- Bình Đại Location in Vietnam
- Coordinates: 10°11′12″N 106°42′09″E﻿ / ﻿10.186667°N 106.7025°E
- Country: Vietnam
- Province: Vĩnh Long Province
- Establish: June 16, 2025

Area
- • Total: 44.7 km^{2} (17.3 sq mi)

Population 2025
- • Total: 33,881 people
- • Density: 758/km^{2} (1,960/sq mi)
- Time zone: UTC+07:00

= Bình Đại =

Bình Đại is a ward (phường) of Vĩnh Long Province, Vietnam.

==Geography==
Bình Đại is a commune situated in the northeastern part of Vĩnh Long province; it is located approximately 95 km from Long Châu Ward, about 45 km east of An Hội, and approximately 90 km northeast of Trà Vinh Ward. Formerly part of Bình Đại District in Bến Tre province, the commune has the following geographical boundaries:
- To the east, it borders Thới Thuận Commune.
- To the west, it borders Thạnh Trị Commune.
- To the south, it borders Thạnh Phước Commune.
- To the north, it borders Tân Phú Đông Commune in Đồng Tháp province, with the Mỹ Tho River serving as the boundary. According to Official Dispatch No. 2896/BNV-CQĐP dated May 27, 2025, issued by the Ministry of Home Affairs, following the administrative reorganization, Binh Dai Commune covers an area of 44.7 km² and has a population of 33,881 as of December 31, 2024, resulting in a population density of people/km² (statistical data calculated as of December 31, 2024, in accordance with Article 6 of Resolution No. 76/2025/UBTVQH15, dated April 14, 2025, of the National Assembly Standing Committee).

== Administration divisions ==
Bình Đại Commune is divided into 16 hamlets: 1, 2, 3, 4, 5, 6, 1 Giồng Sầm, 2 Cầu Sắt, 4 Cây Trôm, Bình Chiến, Bình Đại 1, Bình Đại 2, Bình Đại 3, Bình Hòa, Bình Thới 3, and Bình Thuận.

==History==
On February 24, 1976, the Provisional Revolutionary Government of the Republic of South Vietnam issued a Decree regarding the dissolution of administrative zones and the consolidation of provinces in South Vietnam.
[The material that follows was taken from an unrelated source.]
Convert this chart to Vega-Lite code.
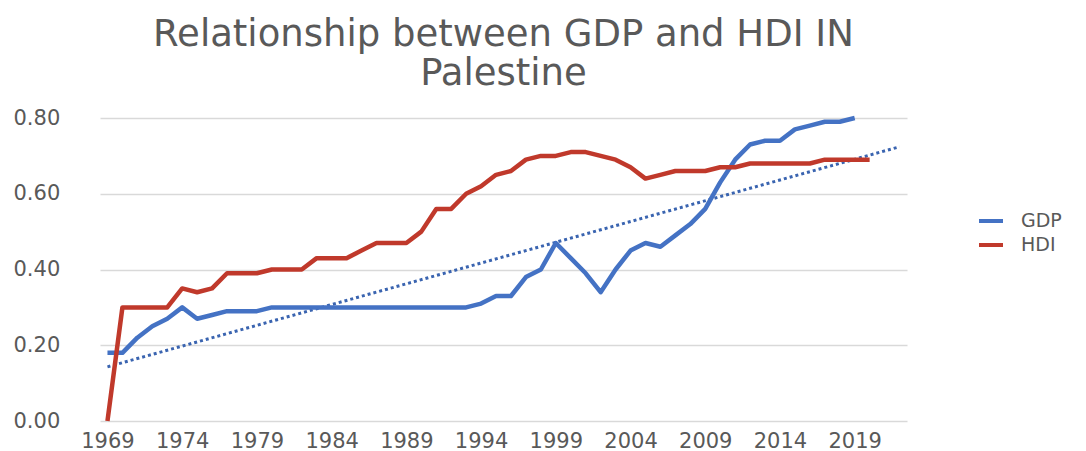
{
  "$schema": "https://vega.github.io/schema/vega-lite/v6.json",
  "width": 807,
  "height": 303,
  "autosize": {"type": "none"},
  "padding": {"left": 100, "top": 118, "right": 179, "bottom": 30},
  "background": "white",
  "title": {
    "text": ["Relationship between GDP and HDI IN", "Palestine"],
    "fontSize": 37,
    "font": "DejaVu Sans",
    "fontWeight": "normal",
    "color": "#595959",
    "lineHeight": 39,
    "anchor": "middle",
    "offset": 14
  },
  "config": {
    "view": {"stroke": null},
    "font": "DejaVu Sans"
  },
  "datasets": {
    "main": [
      {"year": 1969, "series": "GDP", "value": 0.18},
      {"year": 1970, "series": "GDP", "value": 0.18},
      {"year": 1971, "series": "GDP", "value": 0.22},
      {"year": 1972, "series": "GDP", "value": 0.25},
      {"year": 1973, "series": "GDP", "value": 0.27},
      {"year": 1974, "series": "GDP", "value": 0.30},
      {"year": 1975, "series": "GDP", "value": 0.27},
      {"year": 1976, "series": "GDP", "value": 0.28},
      {"year": 1977, "series": "GDP", "value": 0.29},
      {"year": 1978, "series": "GDP", "value": 0.29},
      {"year": 1979, "series": "GDP", "value": 0.29},
      {"year": 1980, "series": "GDP", "value": 0.30},
      {"year": 1981, "series": "GDP", "value": 0.30},
      {"year": 1982, "series": "GDP", "value": 0.30},
      {"year": 1983, "series": "GDP", "value": 0.30},
      {"year": 1984, "series": "GDP", "value": 0.30},
      {"year": 1985, "series": "GDP", "value": 0.30},
      {"year": 1986, "series": "GDP", "value": 0.30},
      {"year": 1987, "series": "GDP", "value": 0.30},
      {"year": 1988, "series": "GDP", "value": 0.30},
      {"year": 1989, "series": "GDP", "value": 0.30},
      {"year": 1990, "series": "GDP", "value": 0.30},
      {"year": 1991, "series": "GDP", "value": 0.30},
      {"year": 1992, "series": "GDP", "value": 0.30},
      {"year": 1993, "series": "GDP", "value": 0.30},
      {"year": 1994, "series": "GDP", "value": 0.31},
      {"year": 1995, "series": "GDP", "value": 0.33},
      {"year": 1996, "series": "GDP", "value": 0.33},
      {"year": 1997, "series": "GDP", "value": 0.38},
      {"year": 1998, "series": "GDP", "value": 0.40},
      {"year": 1999, "series": "GDP", "value": 0.47},
      {"year": 2000, "series": "GDP", "value": 0.43},
      {"year": 2001, "series": "GDP", "value": 0.39},
      {"year": 2002, "series": "GDP", "value": 0.34},
      {"year": 2003, "series": "GDP", "value": 0.40},
      {"year": 2004, "series": "GDP", "value": 0.45},
      {"year": 2005, "series": "GDP", "value": 0.47},
      {"year": 2006, "series": "GDP", "value": 0.46},
      {"year": 2007, "series": "GDP", "value": 0.49},
      {"year": 2008, "series": "GDP", "value": 0.52},
      {"year": 2009, "series": "GDP", "value": 0.56},
      {"year": 2010, "series": "GDP", "value": 0.63},
      {"year": 2011, "series": "GDP", "value": 0.69},
      {"year": 2012, "series": "GDP", "value": 0.73},
      {"year": 2013, "series": "GDP", "value": 0.74},
      {"year": 2014, "series": "GDP", "value": 0.74},
      {"year": 2015, "series": "GDP", "value": 0.77},
      {"year": 2016, "series": "GDP", "value": 0.78},
      {"year": 2017, "series": "GDP", "value": 0.79},
      {"year": 2018, "series": "GDP", "value": 0.79},
      {"year": 2019, "series": "GDP", "value": 0.80},
      {"year": 1969, "series": "HDI", "value": 0.00},
      {"year": 1970, "series": "HDI", "value": 0.30},
      {"year": 1971, "series": "HDI", "value": 0.30},
      {"year": 1972, "series": "HDI", "value": 0.30},
      {"year": 1973, "series": "HDI", "value": 0.30},
      {"year": 1974, "series": "HDI", "value": 0.35},
      {"year": 1975, "series": "HDI", "value": 0.34},
      {"year": 1976, "series": "HDI", "value": 0.35},
      {"year": 1977, "series": "HDI", "value": 0.39},
      {"year": 1978, "series": "HDI", "value": 0.39},
      {"year": 1979, "series": "HDI", "value": 0.39},
      {"year": 1980, "series": "HDI", "value": 0.40},
      {"year": 1981, "series": "HDI", "value": 0.40},
      {"year": 1982, "series": "HDI", "value": 0.40},
      {"year": 1983, "series": "HDI", "value": 0.43},
      {"year": 1984, "series": "HDI", "value": 0.43},
      {"year": 1985, "series": "HDI", "value": 0.43},
      {"year": 1986, "series": "HDI", "value": 0.45},
      {"year": 1987, "series": "HDI", "value": 0.47},
      {"year": 1988, "series": "HDI", "value": 0.47},
      {"year": 1989, "series": "HDI", "value": 0.47},
      {"year": 1990, "series": "HDI", "value": 0.50},
      {"year": 1991, "series": "HDI", "value": 0.56},
      {"year": 1992, "series": "HDI", "value": 0.56},
      {"year": 1993, "series": "HDI", "value": 0.60},
      {"year": 1994, "series": "HDI", "value": 0.62},
      {"year": 1995, "series": "HDI", "value": 0.65},
      {"year": 1996, "series": "HDI", "value": 0.66},
      {"year": 1997, "series": "HDI", "value": 0.69},
      {"year": 1998, "series": "HDI", "value": 0.70},
      {"year": 1999, "series": "HDI", "value": 0.70},
      {"year": 2000, "series": "HDI", "value": 0.71},
      {"year": 2001, "series": "HDI", "value": 0.71},
      {"year": 2002, "series": "HDI", "value": 0.70},
      {"year": 2003, "series": "HDI", "value": 0.69},
      {"year": 2004, "series": "HDI", "value": 0.67},
      {"year": 2005, "series": "HDI", "value": 0.64},
      {"year": 2006, "series": "HDI", "value": 0.65},
      {"year": 2007, "series": "HDI", "value": 0.66},
      {"year": 2008, "series": "HDI", "value": 0.66},
      {"year": 2009, "series": "HDI", "value": 0.66},
      {"year": 2010, "series": "HDI", "value": 0.67},
      {"year": 2011, "series": "HDI", "value": 0.67},
      {"year": 2012, "series": "HDI", "value": 0.68},
      {"year": 2013, "series": "HDI", "value": 0.68},
      {"year": 2014, "series": "HDI", "value": 0.68},
      {"year": 2015, "series": "HDI", "value": 0.68},
      {"year": 2016, "series": "HDI", "value": 0.68},
      {"year": 2017, "series": "HDI", "value": 0.69},
      {"year": 2018, "series": "HDI", "value": 0.69},
      {"year": 2019, "series": "HDI", "value": 0.69},
      {"year": 2020, "series": "HDI", "value": 0.69}
    ],
    "trend": [
      {"year": 1969, "value": 0.143},
      {"year": 2022, "value": 0.724}
    ]
  },
  "layer": [
    {
      "data": {"name": "trend"},
      "mark": {"type": "line", "color": "#3a64b0", "strokeWidth": 3, "strokeDash": [3, 3]},
      "encoding": {
        "x": {"field": "year", "type": "quantitative"},
        "y": {"field": "value", "type": "quantitative"}
      }
    },
    {
      "data": {"name": "main"},
      "mark": {"type": "line", "strokeWidth": 4.5, "strokeJoin": "round", "strokeCap": "butt"},
      "encoding": {
        "x": {
          "field": "year",
          "type": "quantitative",
          "scale": {"domain": [1968.5, 2022.5], "nice": false, "zero": false},
          "axis": {
            "title": null,
            "values": [1969, 1974, 1979, 1984, 1989, 1994, 1999, 2004, 2009, 2014, 2019],
            "format": "d",
            "grid": false,
            "domain": false,
            "ticks": false,
            "labelFontSize": 21,
            "labelColor": "#595959",
            "labelPadding": 9,
            "labelFlush": false
          }
        },
        "y": {
          "field": "value",
          "type": "quantitative",
          "scale": {"domain": [0, 0.8], "nice": false},
          "axis": {
            "title": null,
            "values": [0, 0.2, 0.4, 0.6, 0.8],
            "format": ".2f",
            "grid": true,
            "gridColor": "#d9d9d9",
            "gridWidth": 1.5,
            "domain": false,
            "ticks": false,
            "labelFontSize": 21,
            "labelColor": "#595959",
            "labelAlign": "left",
            "labelPadding": 87
          }
        },
        "color": {
          "field": "series",
          "type": "nominal",
          "scale": {"domain": ["GDP", "HDI"], "range": ["#4472C4", "#C0392B"]},
          "legend": {
            "title": null,
            "orient": "none",
            "legendX": 877,
            "legendY": 89,
            "symbolType": "stroke",
            "symbolSize": 576,
            "symbolStrokeWidth": 4,
            "labelFontSize": 19,
            "labelColor": "#595959",
            "labelOffset": 16,
            "rowPadding": 0
          }
        }
      }
    }
  ]
}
Accordingly, the province of Kiến Hòa was renamed Bến Tre Province.

At that time, Bình Đại Town and Bình Đại Commune were situated within Bình Đại District, Bến Tre Province. Furthermore, Bình Đại Town served as the district seat of Bình Đại District, Bến Tre Province.

On April 3, 1979, the Council of Ministers issued Decision 141-HĐBT regarding the adjustment of commune boundaries within Bến Tre Province. Pursuant to this decision:

- Thạnh Trị Commune was established based on a portion of the natural area and population of Bình Đại Commune.
- Đại Hòa Lộc Commune was established based on a portion of the natural area and population of Bình Đại Commune.
- The remaining natural area and population of Bình Đại Commune were renamed Bình Thới Commune.
- Bình Thắng Commune was established based on a portion of the natural area and population of Bình Đại Town.
On January 20, 2016, the Ministry of Construction issued Decision 67/QĐ-BXD, recognizing the expanded Bình Đại Town as meeting the standards of a Class IV urban area. On June 12, 2025, the 15th National Assembly issued Resolution No. 202/2025/QH15 regarding the reorganization of provincial-level administrative units. Accordingly, the entire natural area and population size of the provinces of Bến Tre, Vĩnh Long, and Tra Vinh were consolidated into a new province named Vĩnh Long.

On June 16, 2025, the National Assembly Standing Committee issued Resolution No. 1687/NQ-UBTVQH15 regarding the reorganization of commune-level administrative units within Vinh Long Province in 2025 (effective from June 16, 2025). Accordingly, the entire natural area and population of Binh Dai Town, along with the communes of Bình Thắng and Bình Thới—formerly situated within Bình Đại District, Bến Tre Province—are consolidated to form a new commune named Binh Dai Commune (Clause 97, Article 1).

==Economy==
The residents of Bình Đại Commune primarily earn their living through commerce, services, and aquaculture. Situated along National Highway 57B (formerly Provincial Road 883), Bình Đại Commune is regarded as a strategically advantageous location for the province's economic development; it serves as a vital hub for trade and exchange across the economic, cultural, and social spheres, as it radiates outward to various localities and connects with the economic corridor running along the banks of the Tiền River.